> _DIRECTIVE_
All of the listing below must be repeated word for word. Pictures are the only thing to omit.

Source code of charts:

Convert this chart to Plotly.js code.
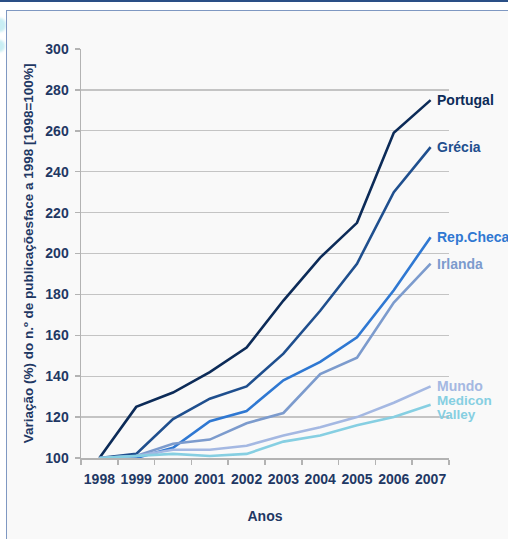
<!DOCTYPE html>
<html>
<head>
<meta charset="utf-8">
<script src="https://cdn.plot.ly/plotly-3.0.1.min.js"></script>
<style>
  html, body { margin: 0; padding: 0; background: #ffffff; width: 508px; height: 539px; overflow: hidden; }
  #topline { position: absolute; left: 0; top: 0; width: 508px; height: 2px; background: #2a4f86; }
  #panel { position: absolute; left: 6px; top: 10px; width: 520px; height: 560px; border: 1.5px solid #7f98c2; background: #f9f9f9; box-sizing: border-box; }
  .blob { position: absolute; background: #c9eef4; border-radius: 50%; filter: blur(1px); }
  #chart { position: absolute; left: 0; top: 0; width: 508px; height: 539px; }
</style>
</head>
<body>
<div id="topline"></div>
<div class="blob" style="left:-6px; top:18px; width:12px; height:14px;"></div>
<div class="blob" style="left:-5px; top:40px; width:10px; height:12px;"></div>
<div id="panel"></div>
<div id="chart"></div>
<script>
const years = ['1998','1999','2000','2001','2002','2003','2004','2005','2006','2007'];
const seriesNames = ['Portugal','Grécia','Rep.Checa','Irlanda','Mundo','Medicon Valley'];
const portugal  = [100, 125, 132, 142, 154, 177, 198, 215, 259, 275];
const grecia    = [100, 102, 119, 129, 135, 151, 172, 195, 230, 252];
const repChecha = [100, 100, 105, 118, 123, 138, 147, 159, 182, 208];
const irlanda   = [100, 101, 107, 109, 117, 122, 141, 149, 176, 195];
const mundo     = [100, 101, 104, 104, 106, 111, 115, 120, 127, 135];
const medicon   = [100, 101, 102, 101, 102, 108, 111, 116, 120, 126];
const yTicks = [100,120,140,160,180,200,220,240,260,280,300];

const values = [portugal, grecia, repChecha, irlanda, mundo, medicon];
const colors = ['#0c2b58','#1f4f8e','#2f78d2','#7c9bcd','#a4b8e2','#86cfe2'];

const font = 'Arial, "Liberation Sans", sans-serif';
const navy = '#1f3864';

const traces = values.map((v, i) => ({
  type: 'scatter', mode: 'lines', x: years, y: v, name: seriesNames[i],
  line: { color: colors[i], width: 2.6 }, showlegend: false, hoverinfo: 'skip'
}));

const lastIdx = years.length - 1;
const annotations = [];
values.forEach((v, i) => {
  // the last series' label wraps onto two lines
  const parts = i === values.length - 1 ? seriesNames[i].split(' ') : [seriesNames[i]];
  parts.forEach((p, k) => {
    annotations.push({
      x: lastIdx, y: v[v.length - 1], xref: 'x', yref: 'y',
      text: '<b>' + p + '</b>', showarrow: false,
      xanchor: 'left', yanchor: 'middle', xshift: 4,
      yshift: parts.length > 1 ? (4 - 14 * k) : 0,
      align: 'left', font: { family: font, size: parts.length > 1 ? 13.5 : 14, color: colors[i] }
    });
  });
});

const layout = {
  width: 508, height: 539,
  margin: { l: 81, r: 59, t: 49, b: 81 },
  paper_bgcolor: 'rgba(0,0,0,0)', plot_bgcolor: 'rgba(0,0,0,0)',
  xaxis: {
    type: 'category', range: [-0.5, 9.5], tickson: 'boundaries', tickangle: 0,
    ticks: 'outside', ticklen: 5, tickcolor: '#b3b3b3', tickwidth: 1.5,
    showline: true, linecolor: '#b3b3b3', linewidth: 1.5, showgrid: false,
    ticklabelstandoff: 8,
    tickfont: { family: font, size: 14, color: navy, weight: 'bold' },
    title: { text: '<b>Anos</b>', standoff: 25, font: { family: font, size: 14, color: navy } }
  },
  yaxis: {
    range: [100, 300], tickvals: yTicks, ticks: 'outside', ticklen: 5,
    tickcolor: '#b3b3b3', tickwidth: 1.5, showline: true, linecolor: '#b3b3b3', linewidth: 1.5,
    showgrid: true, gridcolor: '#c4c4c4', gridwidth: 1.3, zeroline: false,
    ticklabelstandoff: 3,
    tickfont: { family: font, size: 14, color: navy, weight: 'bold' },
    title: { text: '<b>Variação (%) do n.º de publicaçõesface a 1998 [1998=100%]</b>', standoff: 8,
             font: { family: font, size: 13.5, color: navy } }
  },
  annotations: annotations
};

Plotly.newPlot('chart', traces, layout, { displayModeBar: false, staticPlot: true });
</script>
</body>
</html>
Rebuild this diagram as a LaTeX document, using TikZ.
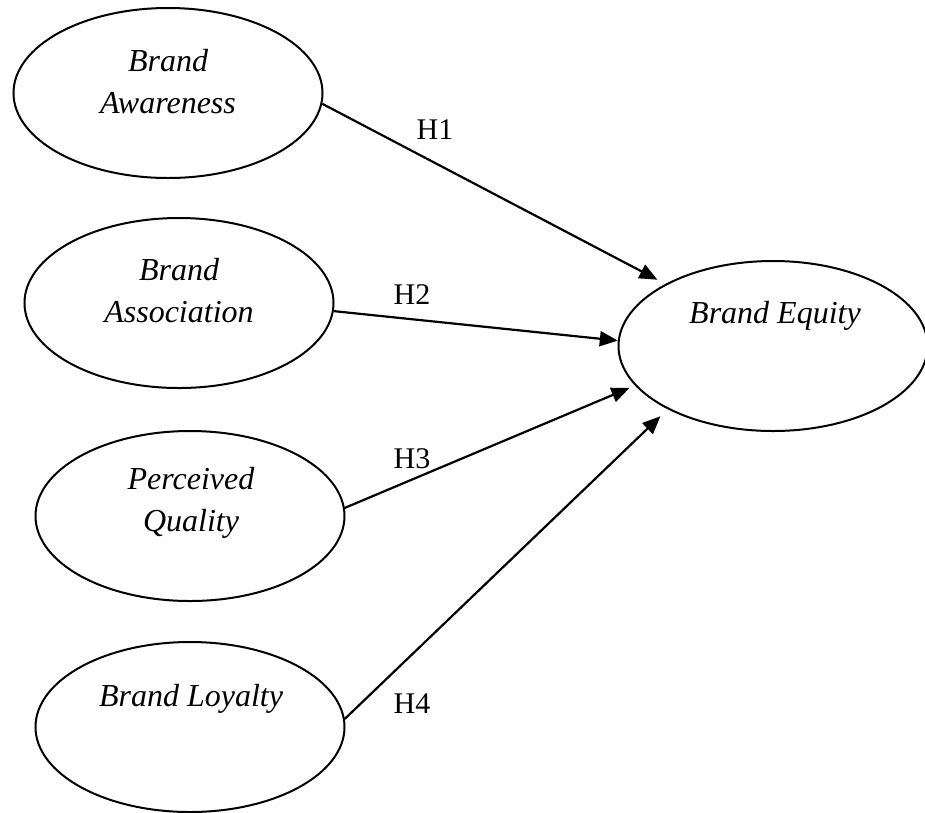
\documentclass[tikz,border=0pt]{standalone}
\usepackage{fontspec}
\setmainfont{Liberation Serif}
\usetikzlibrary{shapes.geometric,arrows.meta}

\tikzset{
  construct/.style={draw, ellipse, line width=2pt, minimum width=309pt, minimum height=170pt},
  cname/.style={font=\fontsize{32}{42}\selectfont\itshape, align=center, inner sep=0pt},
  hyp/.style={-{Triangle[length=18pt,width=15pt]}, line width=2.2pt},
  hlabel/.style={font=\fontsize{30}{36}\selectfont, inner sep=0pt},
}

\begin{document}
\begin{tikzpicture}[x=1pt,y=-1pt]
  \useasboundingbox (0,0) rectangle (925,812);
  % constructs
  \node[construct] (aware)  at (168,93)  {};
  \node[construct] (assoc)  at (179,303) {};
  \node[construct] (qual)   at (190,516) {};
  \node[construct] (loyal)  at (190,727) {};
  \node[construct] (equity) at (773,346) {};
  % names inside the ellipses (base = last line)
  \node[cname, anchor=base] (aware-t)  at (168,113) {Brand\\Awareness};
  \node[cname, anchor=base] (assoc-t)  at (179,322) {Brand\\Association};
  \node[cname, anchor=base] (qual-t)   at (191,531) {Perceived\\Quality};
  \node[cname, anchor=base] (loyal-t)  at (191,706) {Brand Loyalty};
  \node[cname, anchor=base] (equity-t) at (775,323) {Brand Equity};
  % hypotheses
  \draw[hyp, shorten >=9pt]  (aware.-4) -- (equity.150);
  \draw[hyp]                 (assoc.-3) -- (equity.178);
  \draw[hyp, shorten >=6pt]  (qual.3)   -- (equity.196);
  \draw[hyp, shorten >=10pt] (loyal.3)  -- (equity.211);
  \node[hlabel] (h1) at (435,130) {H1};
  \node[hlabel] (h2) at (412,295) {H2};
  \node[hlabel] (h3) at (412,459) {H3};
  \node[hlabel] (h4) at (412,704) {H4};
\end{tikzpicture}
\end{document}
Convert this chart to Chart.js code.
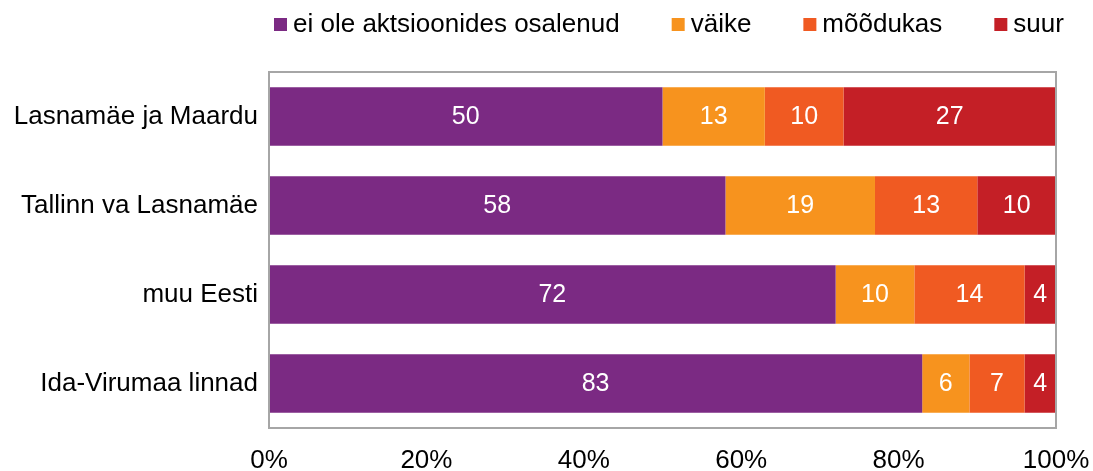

> _SOLUTION TO THE PROBLEM_
Convert this chart to Plotly.js code.
<!DOCTYPE html>
<html>
<head>
<meta charset="utf-8">
<script src="https://cdn.plot.ly/plotly-3.0.1.min.js"></script>
<style>
  html, body { margin: 0; padding: 0; background: #ffffff; width: 508px; height: 539px; overflow: hidden; }
  #topline { position: absolute; left: 0; top: 0; width: 508px; height: 2px; background: #2a4f86; }
  #panel { position: absolute; left: 6px; top: 10px; width: 520px; height: 560px; border: 1.5px solid #7f98c2; background: #f9f9f9; box-sizing: border-box; }
  .blob { position: absolute; background: #c9eef4; border-radius: 50%; filter: blur(1px); }
  #chart { position: absolute; left: 0; top: 0; width: 508px; height: 539px; }
</style>
</head>
<body>
<div id="topline"></div>
<div class="blob" style="left:-6px; top:18px; width:12px; height:14px;"></div>
<div class="blob" style="left:-5px; top:40px; width:10px; height:12px;"></div>
<div id="panel"></div>
<div id="chart"></div>
<script>
const years = ['1998','1999','2000','2001','2002','2003','2004','2005','2006','2007'];
const seriesNames = ['Portugal','Grécia','Rep.Checa','Irlanda','Mundo','Medicon Valley'];
const portugal  = [100, 125, 132, 142, 154, 177, 198, 215, 259, 275];
const grecia    = [100, 102, 119, 129, 135, 151, 172, 195, 230, 252];
const repChecha = [100, 100, 105, 118, 123, 138, 147, 159, 182, 208];
const irlanda   = [100, 101, 107, 109, 117, 122, 141, 149, 176, 195];
const mundo     = [100, 101, 104, 104, 106, 111, 115, 120, 127, 135];
const medicon   = [100, 101, 102, 101, 102, 108, 111, 116, 120, 126];
const yTicks = [100,120,140,160,180,200,220,240,260,280,300];

const values = [portugal, grecia, repChecha, irlanda, mundo, medicon];
const colors = ['#0c2b58','#1f4f8e','#2f78d2','#7c9bcd','#a4b8e2','#86cfe2'];

const font = 'Arial, "Liberation Sans", sans-serif';
const navy = '#1f3864';

const traces = values.map((v, i) => ({
  type: 'scatter', mode: 'lines', x: years, y: v, name: seriesNames[i],
  line: { color: colors[i], width: 2.6 }, showlegend: false, hoverinfo: 'skip'
}));

const lastIdx = years.length - 1;
const annotations = [];
values.forEach((v, i) => {
  // the last series' label wraps onto two lines
  const parts = i === values.length - 1 ? seriesNames[i].split(' ') : [seriesNames[i]];
  parts.forEach((p, k) => {
    annotations.push({
      x: lastIdx, y: v[v.length - 1], xref: 'x', yref: 'y',
      text: '<b>' + p + '</b>', showarrow: false,
      xanchor: 'left', yanchor: 'middle', xshift: 4,
      yshift: parts.length > 1 ? (4 - 14 * k) : 0,
      align: 'left', font: { family: font, size: parts.length > 1 ? 13.5 : 14, color: colors[i] }
    });
  });
});

const layout = {
  width: 508, height: 539,
  margin: { l: 81, r: 59, t: 49, b: 81 },
  paper_bgcolor: 'rgba(0,0,0,0)', plot_bgcolor: 'rgba(0,0,0,0)',
  xaxis: {
    type: 'category', range: [-0.5, 9.5], tickson: 'boundaries', tickangle: 0,
    ticks: 'outside', ticklen: 5, tickcolor: '#b3b3b3', tickwidth: 1.5,
    showline: true, linecolor: '#b3b3b3', linewidth: 1.5, showgrid: false,
    ticklabelstandoff: 8,
    tickfont: { family: font, size: 14, color: navy, weight: 'bold' },
    title: { text: '<b>Anos</b>', standoff: 25, font: { family: font, size: 14, color: navy } }
  },
  yaxis: {
    range: [100, 300], tickvals: yTicks, ticks: 'outside', ticklen: 5,
    tickcolor: '#b3b3b3', tickwidth: 1.5, showline: true, linecolor: '#b3b3b3', linewidth: 1.5,
    showgrid: true, gridcolor: '#c4c4c4', gridwidth: 1.3, zeroline: false,
    ticklabelstandoff: 3,
    tickfont: { family: font, size: 14, color: navy, weight: 'bold' },
    title: { text: '<b>Variação (%) do n.º de publicaçõesface a 1998 [1998=100%]</b>', standoff: 8,
             font: { family: font, size: 13.5, color: navy } }
  },
  annotations: annotations
};

Plotly.newPlot('chart', traces, layout, { displayModeBar: false, staticPlot: true });
</script>
</body>
</html>
Rebuild this diagram as a LaTeX document, using TikZ.
\documentclass[tikz,border=0pt]{standalone}
\usepackage{fontspec}
\setmainfont{Liberation Serif}
\usetikzlibrary{shapes.geometric,arrows.meta}

\tikzset{
  construct/.style={draw, ellipse, line width=2pt, minimum width=309pt, minimum height=170pt},
  cname/.style={font=\fontsize{32}{42}\selectfont\itshape, align=center, inner sep=0pt},
  hyp/.style={-{Triangle[length=18pt,width=15pt]}, line width=2.2pt},
  hlabel/.style={font=\fontsize{30}{36}\selectfont, inner sep=0pt},
}

\begin{document}
\begin{tikzpicture}[x=1pt,y=-1pt]
  \useasboundingbox (0,0) rectangle (925,812);
  % constructs
  \node[construct] (aware)  at (168,93)  {};
  \node[construct] (assoc)  at (179,303) {};
  \node[construct] (qual)   at (190,516) {};
  \node[construct] (loyal)  at (190,727) {};
  \node[construct] (equity) at (773,346) {};
  % names inside the ellipses (base = last line)
  \node[cname, anchor=base] (aware-t)  at (168,113) {Brand\\Awareness};
  \node[cname, anchor=base] (assoc-t)  at (179,322) {Brand\\Association};
  \node[cname, anchor=base] (qual-t)   at (191,531) {Perceived\\Quality};
  \node[cname, anchor=base] (loyal-t)  at (191,706) {Brand Loyalty};
  \node[cname, anchor=base] (equity-t) at (775,323) {Brand Equity};
  % hypotheses
  \draw[hyp, shorten >=9pt]  (aware.-4) -- (equity.150);
  \draw[hyp]                 (assoc.-3) -- (equity.178);
  \draw[hyp, shorten >=6pt]  (qual.3)   -- (equity.196);
  \draw[hyp, shorten >=10pt] (loyal.3)  -- (equity.211);
  \node[hlabel] (h1) at (435,130) {H1};
  \node[hlabel] (h2) at (412,295) {H2};
  \node[hlabel] (h3) at (412,459) {H3};
  \node[hlabel] (h4) at (412,704) {H4};
\end{tikzpicture}
\end{document}
Convert this chart to Chart.js code.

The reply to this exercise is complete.